For the specific example, this is how I dealt with a situation in one service I wrote that takes an arbitrary user-controlled regex (for search).

The program was written in python, and as it turns out the GIL prevents a thread from being able to interrupt another thread that's doing a re.match() call - the entire regex engine is in C so the GIL is held for the entire call.

My solution was to use SIGALRM to set a timer before calling, and have the signal handler raise an exception. This causes the regex call to raise that exception, which I then catch and display an appropriate error.


You can only safely abort a "task" if the task has specifically be designed that way, or if the task is a process.


Which is of course part of his point. Anything that processes arbitrary user input should be designed in a way that is abortable in some way. As this particular case shows even the attempts to sanitize input can be vectors for a DOS against them.
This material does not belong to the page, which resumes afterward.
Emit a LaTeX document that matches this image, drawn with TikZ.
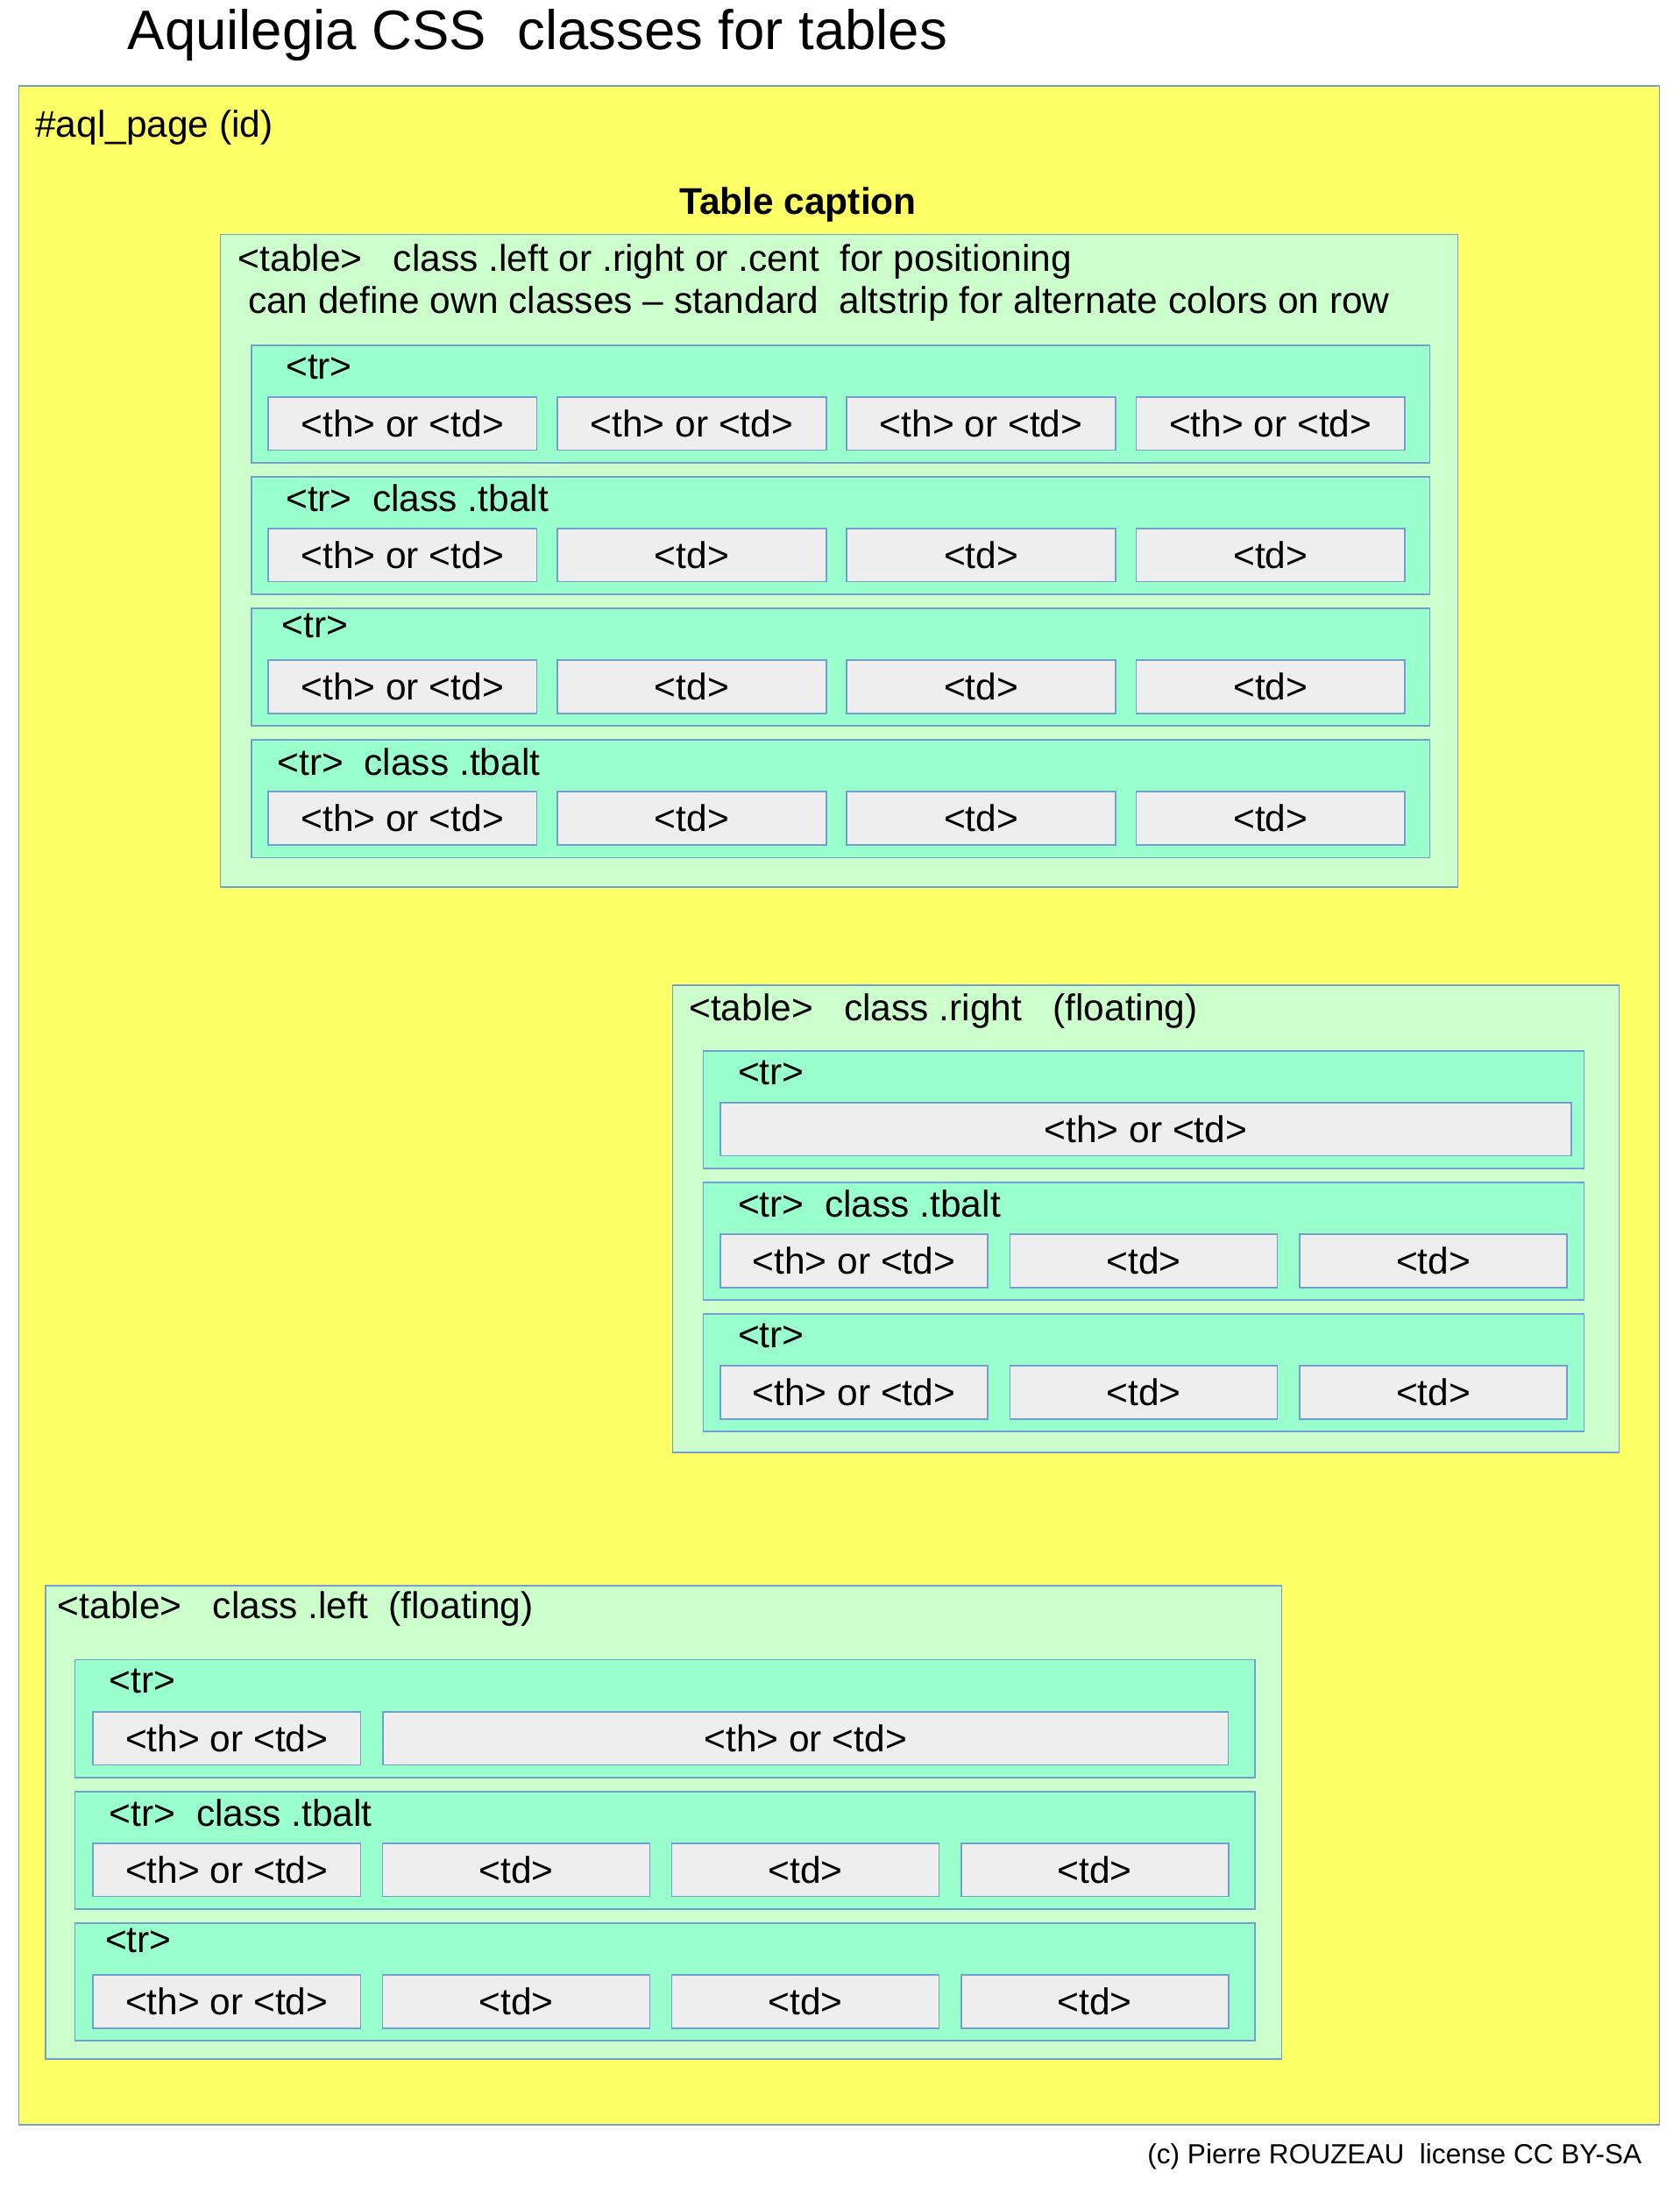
\documentclass[tikz,border=0pt]{standalone}
\usepackage{fontspec}
\setmainfont{Liberation Sans}
\definecolor{aqlyellow}{HTML}{FFFF66}
\definecolor{tabgreen}{HTML}{CCFFCC}
\definecolor{rowgreen}{HTML}{99FFCC}
\definecolor{cellgray}{HTML}{EEEEEE}
\definecolor{boxblue}{HTML}{729FCF}
\usetikzlibrary{positioning}
\def\pxu{0.032cm}
\newcommand\bodyfont{\fontsize{24.2}{29}\selectfont}
\newcommand\thtd{<th> or <td>}

\begin{document}
\begin{tikzpicture}[x=\pxu, y=-\pxu,
        boxbase/.style={draw=boxblue, line width=0.9pt, anchor=north west, inner sep=0pt},
        pagebox/.style={boxbase, fill=aqlyellow, minimum width=1172*\pxu, minimum height=1456*\pxu},
        tablebox/.style 2 args={boxbase, fill=tabgreen, minimum width=#1*\pxu, minimum height=#2*\pxu},
        rowbox/.style={boxbase, fill=rowgreen, minimum width=#1*\pxu, minimum height=84*\pxu},
        cellbox/.style={boxbase, fill=cellgray, minimum width=#1*\pxu, minimum height=38*\pxu, font=\bodyfont},
        cellbox/.default=192,
        lbl/.style={anchor=west, inner sep=0pt, font=\bodyfont}
      ]
        \fill[white] (0,0) rectangle (1200,1567);
        \useasboundingbox (0,0) rectangle (1200,1567);

        \node[lbl, font=\fontsize{36.2}{43}\selectfont] (title) at (91,25) {Aquilegia CSS\ \ classes for tables};
        \node[pagebox] (page) at (13,61) {};
        \node[lbl] (pageid) at (25,91) {\#aql\_page (id)};
        \node[lbl, anchor=center, font=\bodyfont\bfseries] (caption) at (570,146) {Table caption};

        % centred table, four rows
        \node[tablebox={884}{466}] (tc) at (157,167) {};
        \node[lbl] (tctitle) at (170,187) {<table>\ \ \ class .left or .right or .cent\ \ for positioning};
        \node[lbl] (tcnote) at (177,217) {can define own classes -- standard\ \ altstrip for alternate colors on row};
        \node[rowbox=842] (cr0) at (179,246) {};
        \node[lbl] (cl0) at (204,262) {<tr>};
        \foreach \c in {0,...,3}
          \node[cellbox] (cc0-\c) at ({191+206.7*\c},283) {\thtd};
        \foreach \r/\lx/\ly/\lab in {1/204/16/{<tr>\ \ class .tbalt}, 2/201/13/{<tr>}, 3/198/16/{<tr>\ \ class .tbalt}} {
          \node[rowbox=842] (cr\r) at (179,{246+94*\r}) {};
          \node[lbl] (cl\r) at (\lx,{246+94*\r+\ly}) {\lab};
          \node[cellbox] (cc\r-0) at (191,{283+94*\r}) {\thtd};
          \foreach \c in {1,2,3}
            \node[cellbox] (cc\r-\c) at ({191+206.7*\c},{283+94*\r}) {<td>};
        }

        % right floating table
        \node[tablebox={676}{334}] (tr) at (480,703) {};
        \node[lbl] (trtitle) at (492,722) {<table>\ \ \ class .right\ \ \ (floating)};
        \node[rowbox=629] (rr0) at (502,750) {};
        \node[lbl] (rl0) at (527,766) {<tr>};
        \node[cellbox=608] (rc0-0) at (514,787) {\thtd};
        \foreach \r/\lab in {1/{<tr>\ \ class .tbalt}, 2/{<tr>}} {
          \node[rowbox=629] (rr\r) at (502,{750+94*\r}) {};
          \node[lbl] (rl\r) at (527,{766+94*\r}) {\lab};
          \node[cellbox=191] (rc\r-0) at (514,{787+94*\r}) {\thtd};
          \foreach \c in {1,2}
            \node[cellbox=191] (rc\r-\c) at ({514+207*\c},{787+94*\r}) {<td>};
        }

        % left floating table
        \node[tablebox={883}{338}] (tl) at (32,1132) {};
        \node[lbl] (tltitle) at (41,1149) {<table>\ \ \ class .left\ \ (floating)};
        \node[rowbox=843] (lr0) at (53,1185) {};
        \node[lbl] (ll0) at (78,1201) {<tr>};
        \node[cellbox=191] (lc0-0) at (66,1222) {\thtd};
        \node[cellbox=604] (lc0-1) at (273,1222) {\thtd};
        \foreach \r/\lx/\ly/\lab in {1/78/16/{<tr>\ \ class .tbalt}, 2/75/13/{<tr>}} {
          \node[rowbox=843] (lr\r) at (53,{1185+94*\r}) {};
          \node[lbl] (ll\r) at (\lx,{1185+94*\r+\ly}) {\lab};
          \node[cellbox=191] (lc\r-0) at (66,{1222+94*\r}) {\thtd};
          \foreach \c in {1,2,3}
            \node[cellbox=191] (lc\r-\c) at ({66+206.7*\c},{1222+94*\r}) {<td>};
        }

        \node[lbl, anchor=east, font=\fontsize{18}{22}\selectfont] (copy) at (1173,1540) {(c) Pierre ROUZEAU\ \ license CC BY-SA};
      \end{tikzpicture}
\end{document}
It's why you use isolation techniques outside that code as the fall-back. Simplest forms I saw involved while loops counting downward and threads that got interrupted to assess things.


Everything processes user input. Whether a numeric user id or some text.


That's going a bit far. User input is usually handled by a small percentage of modules. Those should guard against malicious or faulty input where possible.

That's not even the issue here, though. The issue is tgat the input is processed via an algorithm thst is easy to hang and/or format that's hard to parse. On top of that, no isolation or monitor to catch the fault. Each of these can be done differently... are in many programs... to avoid or better mitigate such risks. Developers often dont.